On February 14, 1972, miners in Koidu unearthed a miracle: a 968.9 carat diamond named the Star of Sierra Leone. It was meant to be a blessing, a symbol of buried treasure. Yet, like almost everything of value in our country, that blessing curdled like stale baby pap.
Fifty-four years later, Sierra Leone is starring in another world record. In recent weeks, Spanish authorities reportedly intercepted a cargo ship off Western Sahara. The vessel had allegedly departed from Freetown days earlier, carrying an estimated 40 tons of cocaine, one of the largest seizures in history. The curse has merely changed its chemical formula. Diamonds to cocaine powder.
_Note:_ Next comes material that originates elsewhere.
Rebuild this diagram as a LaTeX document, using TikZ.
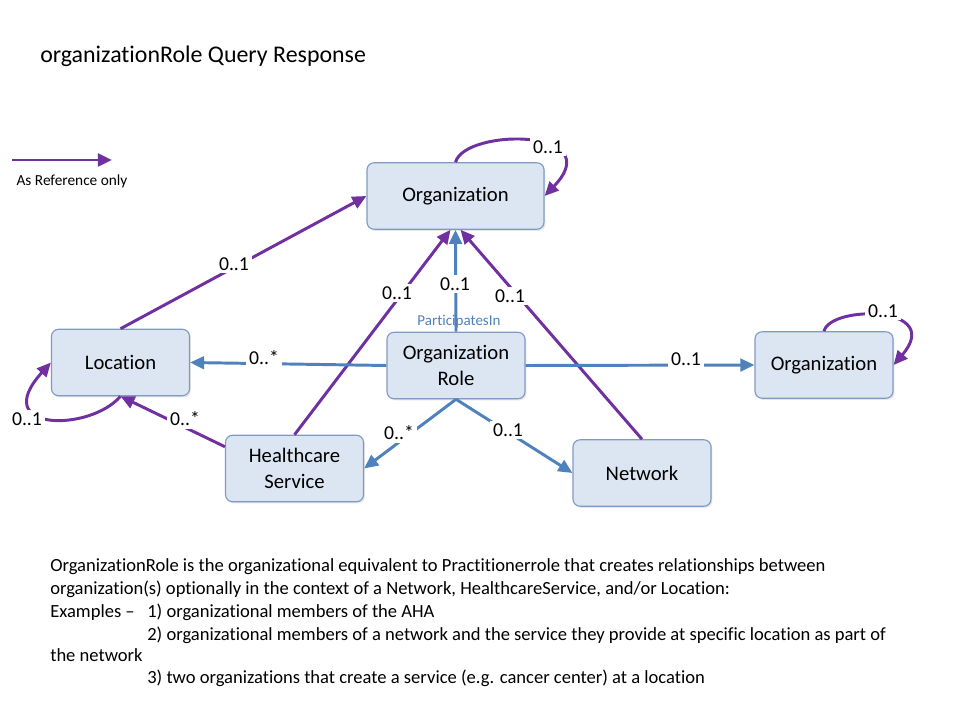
\documentclass[tikz,border=0pt]{standalone}
\usepackage{fontspec}
\setmainfont{Carlito}[Ligatures=NoCommon]
\usetikzlibrary{positioning, arrows.meta, calc, shadows}

\definecolor{boxfill}{HTML}{DCE6F2}
\definecolor{boxline}{HTML}{7F9BC4}
\definecolor{linkblue}{HTML}{4F81BD}
\definecolor{refpurple}{HTML}{7030A0}

\begin{document}
\begin{tikzpicture}[x=0.025cm, y=-0.025cm, >={Triangle[length=10pt, width=9pt]}]

  % Define box and link styles
  \tikzset{
    class box/.style={
      draw=boxline, fill=boxfill, rounded corners=5pt, line width=0.8pt,
      minimum width=3.45cm, minimum height=1.66cm, align=center,
      font=\fontsize{14.7}{18.4}\selectfont,
      drop shadow={opacity=0.2, shadow xshift=1pt, shadow yshift=-1.2pt},
    },
    blue link/.style={->, draw=linkblue, line width=2.1pt},
    ref link/.style={->, draw=refpurple, line width=2.1pt},
    mult/.style={fill=white, inner sep=2pt, font=\fontsize{14}{16}\selectfont},
    note/.style={anchor=base west, inner sep=0pt, font=\fontsize{13.2}{15}\selectfont},
  }

  \useasboundingbox (0,0) rectangle (960,720);

  % Title
  \node[anchor=base west, inner sep=0pt, font=\fontsize{17}{20}\selectfont] (title) at (40,63) {organizationRole Query Response};

  % Legend
  \coordinate (legA) at (12,160);
  \coordinate (legB) at (112,160);
  \draw[ref link] (legA) -- (legB);
  \node[font=\fontsize{10.9}{13}\selectfont] (legtext) at (72,181) {As Reference only};

  % Classes
  \node[class box, minimum width=4.425cm] (orgtop) at (455.5,196) {Organization};
  \node[class box] (loc) at (120.5,362.5) {Location};
  \node[class box] (role) at (456,365.5) {Organization\\Role};
  \node[class box] (orgright) at (824,365) {Organization};
  \node[class box] (hcs) at (294.5,468.5) {Healthcare\\Service};
  \node[class box] (net) at (642,473) {Network};

  % Reference links
  \draw[ref link] (loc.north) -- (orgtop.west);
  \draw[ref link] (hcs.north) -- ($(orgtop.south)+(-5,0)$);
  \draw[ref link] (net.north) -- ($(orgtop.south)+(5,0)$);
  \draw[ref link] ($(hcs.north west)+(0,12)$) -- (loc.south);
  \draw[ref link] (orgtop.north) .. controls (465,128) and (610,128) .. (orgtop.east);
  \draw[ref link] (orgright.north) .. controls (830,305) and (945,305) .. (orgright.east);
  \draw[ref link] (loc.south) .. controls (90,432) and (-12,432) .. (loc.west);

  % Organization Role links
  \draw[blue link] (role.north) -- (orgtop.south);
  \draw[blue link] (role.west) -- (loc.east);
  \draw[blue link] (role.east) -- (orgright.west);
  \draw[blue link] (role.south) -- (hcs.east);
  \draw[blue link] (role.south) -- (net.west);

  % Multiplicities
  \node[mult] (m_loc_org) at (234,264) {0..1};
  \node[mult] (m_hcs_org) at (397,293) {0..1};
  \node[mult] (m_role_org) at (455,284) {0..1};
  \node[mult] (m_net_org) at (510,296) {0..1};
  \node[mult] (m_role_loc) at (264,358) {0..*};
  \node[mult] (m_role_orgr) at (686,359) {0..1};
  \node[mult] (m_role_hcs) at (399,433) {0..*};
  \node[mult] (m_role_net) at (508,430) {0..1};
  \node[mult] (m_hcs_loc) at (185,419) {0..*};
  \node[mult] (m_loc_loc) at (27,419) {0..1};
  \node[mult] (m_org_org) at (548,147) {0..1};
  \node[mult] (m_orgr_orgr) at (883,311) {0..1};
  \node[text=linkblue, inner sep=0pt, font=\fontsize{10.7}{12}\selectfont] (partin) at (459,322) {ParticipatesIn};

  % Description
  \node[note] (d1) at (50,572) {OrganizationRole is the organizational equivalent to Practitionerrole that creates relationships between};
  \node[note] (d2) at (50,595) {organization(s) optionally in the context of a Network, HealthcareService, and/or Location:};
  \node[note] (d3) at (50,617) {Examples --};
  \node[note] (d3b) at (147,617) {1) organizational members of the AHA};
  \node[note] (d4) at (147,640) {2) organizational members of a network and the service they provide at specific location as part of};
  \node[note] (d5) at (50,661) {the network};
  \node[note] (d6) at (147,683) {3) two organizations that create a service (e.g. cancer center) at a location};

\end{tikzpicture}
\end{document}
The seizure is not isolated. In November 2025, Nigerian customs intercepted over 1,000 kilograms of cocaine at Lagos Port. That container also allegedly arrived from Freetown, loaded with no consignee and no documentation, like a ghost ship.
For the average Sierra Leonean, the 40 tons offer no blessing, only vice. When the diamond was mined, they saw violence. When a cocaine ship docks, they see the same.
In the wake of the cocaine seizure crisis, our Government has yet again, kept muted silence like an abandoned graveyard. Or, as we would say in law, ‘neither admit nor deny’ the allegations.
On the international front, I doubt whether the British or the European Union will confront the ECOWAS Chair, on the matter. The “Star of Sierra Leone” is no longer a diamond but cocaine. It is the crab louse on Sierra Leone’s back.
Our geographic blessing has become the curse of international stigma. We risk graduating from a post conflict state to a full blown narco state, shining only in the darkness of the global drug trade.